EXERCISE PROMPT =>
Skip the pictures, please, and write out exactly the lines from the opening of the data through the line containing "0.34, 0.25, 0.02];".
┌──
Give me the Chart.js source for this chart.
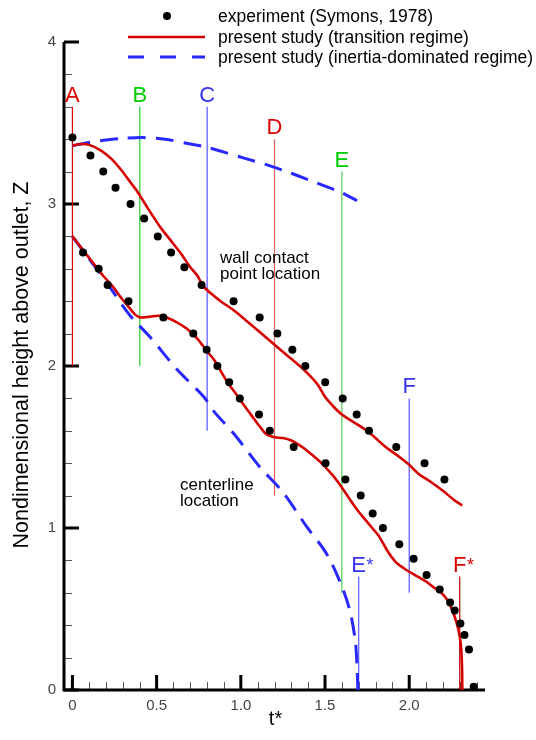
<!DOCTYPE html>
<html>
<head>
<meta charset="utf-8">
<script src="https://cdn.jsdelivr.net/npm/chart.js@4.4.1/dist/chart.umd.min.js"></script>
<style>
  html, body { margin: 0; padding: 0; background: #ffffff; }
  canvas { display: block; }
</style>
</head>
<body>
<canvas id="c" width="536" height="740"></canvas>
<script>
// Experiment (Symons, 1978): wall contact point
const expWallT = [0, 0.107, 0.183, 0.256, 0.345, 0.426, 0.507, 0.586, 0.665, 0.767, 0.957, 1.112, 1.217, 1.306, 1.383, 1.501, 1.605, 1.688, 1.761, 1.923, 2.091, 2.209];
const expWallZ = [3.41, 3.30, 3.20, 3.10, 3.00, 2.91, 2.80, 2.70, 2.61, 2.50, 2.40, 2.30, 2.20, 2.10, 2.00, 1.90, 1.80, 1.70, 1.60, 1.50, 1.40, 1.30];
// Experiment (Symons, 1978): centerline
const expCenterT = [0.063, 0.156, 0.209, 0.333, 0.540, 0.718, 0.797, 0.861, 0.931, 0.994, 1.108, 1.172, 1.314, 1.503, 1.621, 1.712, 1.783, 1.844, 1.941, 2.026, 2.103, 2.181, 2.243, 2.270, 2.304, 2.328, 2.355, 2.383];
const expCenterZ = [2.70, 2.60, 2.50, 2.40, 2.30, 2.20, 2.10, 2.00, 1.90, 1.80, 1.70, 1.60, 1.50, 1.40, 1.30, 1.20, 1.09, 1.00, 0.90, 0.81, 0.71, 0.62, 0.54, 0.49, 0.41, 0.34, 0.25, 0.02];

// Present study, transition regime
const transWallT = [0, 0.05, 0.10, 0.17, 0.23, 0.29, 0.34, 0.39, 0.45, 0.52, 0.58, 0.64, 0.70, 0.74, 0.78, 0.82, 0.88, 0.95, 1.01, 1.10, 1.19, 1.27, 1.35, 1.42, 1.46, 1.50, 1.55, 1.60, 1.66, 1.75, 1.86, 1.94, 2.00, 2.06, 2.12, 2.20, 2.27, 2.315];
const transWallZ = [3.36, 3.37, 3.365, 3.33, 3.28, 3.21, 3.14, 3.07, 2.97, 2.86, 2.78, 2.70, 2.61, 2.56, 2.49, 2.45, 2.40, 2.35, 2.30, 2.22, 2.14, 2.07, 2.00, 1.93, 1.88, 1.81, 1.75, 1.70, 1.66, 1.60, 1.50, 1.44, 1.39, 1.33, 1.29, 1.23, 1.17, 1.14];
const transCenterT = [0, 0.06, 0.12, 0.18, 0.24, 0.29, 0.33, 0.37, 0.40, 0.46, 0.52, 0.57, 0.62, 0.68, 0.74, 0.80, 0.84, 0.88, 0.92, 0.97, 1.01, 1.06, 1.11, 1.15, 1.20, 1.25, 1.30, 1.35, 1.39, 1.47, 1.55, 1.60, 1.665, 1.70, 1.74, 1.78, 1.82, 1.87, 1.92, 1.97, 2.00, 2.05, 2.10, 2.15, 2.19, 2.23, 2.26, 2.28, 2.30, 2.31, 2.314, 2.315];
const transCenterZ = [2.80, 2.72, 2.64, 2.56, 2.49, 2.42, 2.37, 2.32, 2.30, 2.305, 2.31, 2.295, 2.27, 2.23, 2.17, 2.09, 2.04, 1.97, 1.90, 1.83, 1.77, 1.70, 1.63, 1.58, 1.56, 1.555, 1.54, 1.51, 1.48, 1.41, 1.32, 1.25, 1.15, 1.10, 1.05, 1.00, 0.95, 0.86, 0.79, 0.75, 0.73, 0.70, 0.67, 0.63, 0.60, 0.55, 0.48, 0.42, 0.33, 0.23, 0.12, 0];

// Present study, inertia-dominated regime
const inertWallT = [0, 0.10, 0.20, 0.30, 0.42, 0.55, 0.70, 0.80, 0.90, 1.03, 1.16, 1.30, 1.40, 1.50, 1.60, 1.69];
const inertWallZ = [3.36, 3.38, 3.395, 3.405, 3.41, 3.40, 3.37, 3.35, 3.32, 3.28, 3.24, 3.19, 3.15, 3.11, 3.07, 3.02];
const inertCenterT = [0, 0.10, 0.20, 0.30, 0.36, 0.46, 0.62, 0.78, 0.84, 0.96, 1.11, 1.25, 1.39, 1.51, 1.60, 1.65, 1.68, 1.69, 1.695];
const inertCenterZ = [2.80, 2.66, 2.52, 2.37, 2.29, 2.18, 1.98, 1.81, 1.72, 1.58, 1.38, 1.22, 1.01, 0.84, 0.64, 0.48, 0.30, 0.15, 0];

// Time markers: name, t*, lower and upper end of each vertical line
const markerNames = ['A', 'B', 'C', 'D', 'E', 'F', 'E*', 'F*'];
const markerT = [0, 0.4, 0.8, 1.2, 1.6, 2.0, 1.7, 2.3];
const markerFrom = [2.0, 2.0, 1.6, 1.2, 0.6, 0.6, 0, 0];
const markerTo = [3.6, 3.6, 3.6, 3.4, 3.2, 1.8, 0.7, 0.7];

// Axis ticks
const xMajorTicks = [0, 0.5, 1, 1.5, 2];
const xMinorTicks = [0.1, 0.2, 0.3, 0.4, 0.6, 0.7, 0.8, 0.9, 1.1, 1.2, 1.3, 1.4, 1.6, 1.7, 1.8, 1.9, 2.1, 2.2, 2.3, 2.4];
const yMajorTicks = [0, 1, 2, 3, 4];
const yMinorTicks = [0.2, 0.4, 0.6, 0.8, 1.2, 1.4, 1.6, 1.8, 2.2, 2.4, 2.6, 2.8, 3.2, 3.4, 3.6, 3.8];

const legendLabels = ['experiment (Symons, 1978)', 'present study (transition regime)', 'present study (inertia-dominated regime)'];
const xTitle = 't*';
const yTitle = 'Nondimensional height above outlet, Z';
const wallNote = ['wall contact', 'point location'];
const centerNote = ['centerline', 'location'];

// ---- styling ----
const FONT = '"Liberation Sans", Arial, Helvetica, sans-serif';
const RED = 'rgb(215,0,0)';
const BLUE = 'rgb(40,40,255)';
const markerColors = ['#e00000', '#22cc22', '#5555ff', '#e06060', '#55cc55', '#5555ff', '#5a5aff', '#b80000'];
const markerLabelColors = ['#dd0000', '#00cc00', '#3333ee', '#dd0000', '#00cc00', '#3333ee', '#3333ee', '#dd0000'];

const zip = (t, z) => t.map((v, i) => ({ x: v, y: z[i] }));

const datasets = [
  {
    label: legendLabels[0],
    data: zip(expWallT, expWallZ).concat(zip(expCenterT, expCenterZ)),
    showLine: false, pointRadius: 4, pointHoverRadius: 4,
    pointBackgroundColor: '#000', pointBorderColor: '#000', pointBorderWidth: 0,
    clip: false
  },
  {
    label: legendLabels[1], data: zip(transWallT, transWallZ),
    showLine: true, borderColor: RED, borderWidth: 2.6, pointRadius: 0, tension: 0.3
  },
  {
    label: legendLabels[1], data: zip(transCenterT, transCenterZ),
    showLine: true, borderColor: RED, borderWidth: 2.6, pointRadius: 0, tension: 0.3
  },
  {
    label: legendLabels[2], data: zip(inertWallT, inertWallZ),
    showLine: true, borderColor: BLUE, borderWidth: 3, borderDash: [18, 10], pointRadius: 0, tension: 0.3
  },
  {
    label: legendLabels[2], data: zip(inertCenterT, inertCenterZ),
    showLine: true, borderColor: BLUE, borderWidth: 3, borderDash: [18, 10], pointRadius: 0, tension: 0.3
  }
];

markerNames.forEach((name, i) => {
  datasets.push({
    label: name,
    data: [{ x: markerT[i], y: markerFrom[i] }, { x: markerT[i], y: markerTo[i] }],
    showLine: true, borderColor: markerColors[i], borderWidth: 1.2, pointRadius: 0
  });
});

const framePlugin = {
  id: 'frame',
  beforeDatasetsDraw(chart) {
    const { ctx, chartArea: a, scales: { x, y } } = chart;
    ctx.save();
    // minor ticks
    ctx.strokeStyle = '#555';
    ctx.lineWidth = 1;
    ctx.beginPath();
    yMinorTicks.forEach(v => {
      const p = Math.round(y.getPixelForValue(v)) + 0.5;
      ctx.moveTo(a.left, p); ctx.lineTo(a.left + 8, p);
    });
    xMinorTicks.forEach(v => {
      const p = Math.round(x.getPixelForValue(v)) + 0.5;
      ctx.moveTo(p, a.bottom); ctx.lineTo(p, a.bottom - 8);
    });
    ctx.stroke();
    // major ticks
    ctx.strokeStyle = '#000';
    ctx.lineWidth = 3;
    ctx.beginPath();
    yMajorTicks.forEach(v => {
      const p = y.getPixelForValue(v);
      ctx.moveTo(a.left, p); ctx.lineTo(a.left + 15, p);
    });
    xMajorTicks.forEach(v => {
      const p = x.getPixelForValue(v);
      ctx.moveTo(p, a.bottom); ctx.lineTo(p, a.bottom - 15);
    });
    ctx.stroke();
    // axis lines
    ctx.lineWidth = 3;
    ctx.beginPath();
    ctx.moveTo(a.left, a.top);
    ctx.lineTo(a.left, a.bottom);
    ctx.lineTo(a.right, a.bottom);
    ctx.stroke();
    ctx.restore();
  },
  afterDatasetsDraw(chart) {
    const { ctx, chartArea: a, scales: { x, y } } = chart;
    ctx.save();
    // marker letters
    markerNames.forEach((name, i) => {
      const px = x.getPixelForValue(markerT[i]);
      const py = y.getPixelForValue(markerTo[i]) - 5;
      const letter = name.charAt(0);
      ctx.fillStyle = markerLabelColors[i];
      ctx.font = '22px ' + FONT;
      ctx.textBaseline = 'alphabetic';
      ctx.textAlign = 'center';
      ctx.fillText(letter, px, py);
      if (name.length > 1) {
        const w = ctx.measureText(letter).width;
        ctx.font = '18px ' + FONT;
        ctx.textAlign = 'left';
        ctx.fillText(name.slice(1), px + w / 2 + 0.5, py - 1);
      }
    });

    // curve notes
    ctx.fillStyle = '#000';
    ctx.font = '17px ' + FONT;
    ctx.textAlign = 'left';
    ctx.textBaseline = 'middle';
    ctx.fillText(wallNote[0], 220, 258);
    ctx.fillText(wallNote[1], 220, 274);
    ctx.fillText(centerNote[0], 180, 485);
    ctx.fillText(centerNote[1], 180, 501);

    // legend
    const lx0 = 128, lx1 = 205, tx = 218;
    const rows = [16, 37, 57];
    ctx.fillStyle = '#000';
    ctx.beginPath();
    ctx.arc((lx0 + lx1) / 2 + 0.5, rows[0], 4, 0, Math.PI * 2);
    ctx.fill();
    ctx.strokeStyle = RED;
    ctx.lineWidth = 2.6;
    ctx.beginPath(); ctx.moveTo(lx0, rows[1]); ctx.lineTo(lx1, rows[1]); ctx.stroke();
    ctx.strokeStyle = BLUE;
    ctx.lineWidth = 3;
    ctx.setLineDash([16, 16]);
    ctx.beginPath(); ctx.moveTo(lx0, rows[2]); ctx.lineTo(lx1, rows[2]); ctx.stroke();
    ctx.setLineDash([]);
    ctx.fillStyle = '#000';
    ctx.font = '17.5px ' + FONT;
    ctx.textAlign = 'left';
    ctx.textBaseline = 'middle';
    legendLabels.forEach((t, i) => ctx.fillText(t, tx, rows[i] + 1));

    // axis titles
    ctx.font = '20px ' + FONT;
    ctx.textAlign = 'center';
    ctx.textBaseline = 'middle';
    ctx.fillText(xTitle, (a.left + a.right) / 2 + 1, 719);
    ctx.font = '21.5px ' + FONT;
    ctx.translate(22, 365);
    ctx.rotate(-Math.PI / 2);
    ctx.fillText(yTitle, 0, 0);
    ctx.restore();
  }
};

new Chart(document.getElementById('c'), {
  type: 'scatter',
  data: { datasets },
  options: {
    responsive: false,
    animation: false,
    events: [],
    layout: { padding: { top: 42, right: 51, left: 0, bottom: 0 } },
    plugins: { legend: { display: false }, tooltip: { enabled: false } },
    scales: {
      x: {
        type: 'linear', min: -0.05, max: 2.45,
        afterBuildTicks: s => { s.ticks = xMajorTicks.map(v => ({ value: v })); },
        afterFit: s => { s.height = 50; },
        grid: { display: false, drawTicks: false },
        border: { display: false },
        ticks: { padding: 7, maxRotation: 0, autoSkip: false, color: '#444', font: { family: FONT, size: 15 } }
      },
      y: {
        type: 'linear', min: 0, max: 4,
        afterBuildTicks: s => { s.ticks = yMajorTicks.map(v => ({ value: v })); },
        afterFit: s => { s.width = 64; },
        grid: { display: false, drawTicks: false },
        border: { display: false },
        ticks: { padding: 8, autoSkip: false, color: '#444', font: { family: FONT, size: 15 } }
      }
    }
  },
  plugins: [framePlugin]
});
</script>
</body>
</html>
└──
RESULT OF THE EXERCISE =>
Give me the Chart.js source for this chart.
<!DOCTYPE html>
<html>
<head>
<meta charset="utf-8">
<script src="https://cdn.jsdelivr.net/npm/chart.js@4.4.1/dist/chart.umd.min.js"></script>
<style>
  html, body { margin: 0; padding: 0; background: #ffffff; }
  canvas { display: block; }
</style>
</head>
<body>
<canvas id="c" width="536" height="740"></canvas>
<script>
// Experiment (Symons, 1978): wall contact point
const expWallT = [0, 0.107, 0.183, 0.256, 0.345, 0.426, 0.507, 0.586, 0.665, 0.767, 0.957, 1.112, 1.217, 1.306, 1.383, 1.501, 1.605, 1.688, 1.761, 1.923, 2.091, 2.209];
const expWallZ = [3.41, 3.30, 3.20, 3.10, 3.00, 2.91, 2.80, 2.70, 2.61, 2.50, 2.40, 2.30, 2.20, 2.10, 2.00, 1.90, 1.80, 1.70, 1.60, 1.50, 1.40, 1.30];
// Experiment (Symons, 1978): centerline
const expCenterT = [0.063, 0.156, 0.209, 0.333, 0.540, 0.718, 0.797, 0.861, 0.931, 0.994, 1.108, 1.172, 1.314, 1.503, 1.621, 1.712, 1.783, 1.844, 1.941, 2.026, 2.103, 2.181, 2.243, 2.270, 2.304, 2.328, 2.355, 2.383];
const expCenterZ = [2.70, 2.60, 2.50, 2.40, 2.30, 2.20, 2.10, 2.00, 1.90, 1.80, 1.70, 1.60, 1.50, 1.40, 1.30, 1.20, 1.09, 1.00, 0.90, 0.81, 0.71, 0.62, 0.54, 0.49, 0.41, 0.34, 0.25, 0.02];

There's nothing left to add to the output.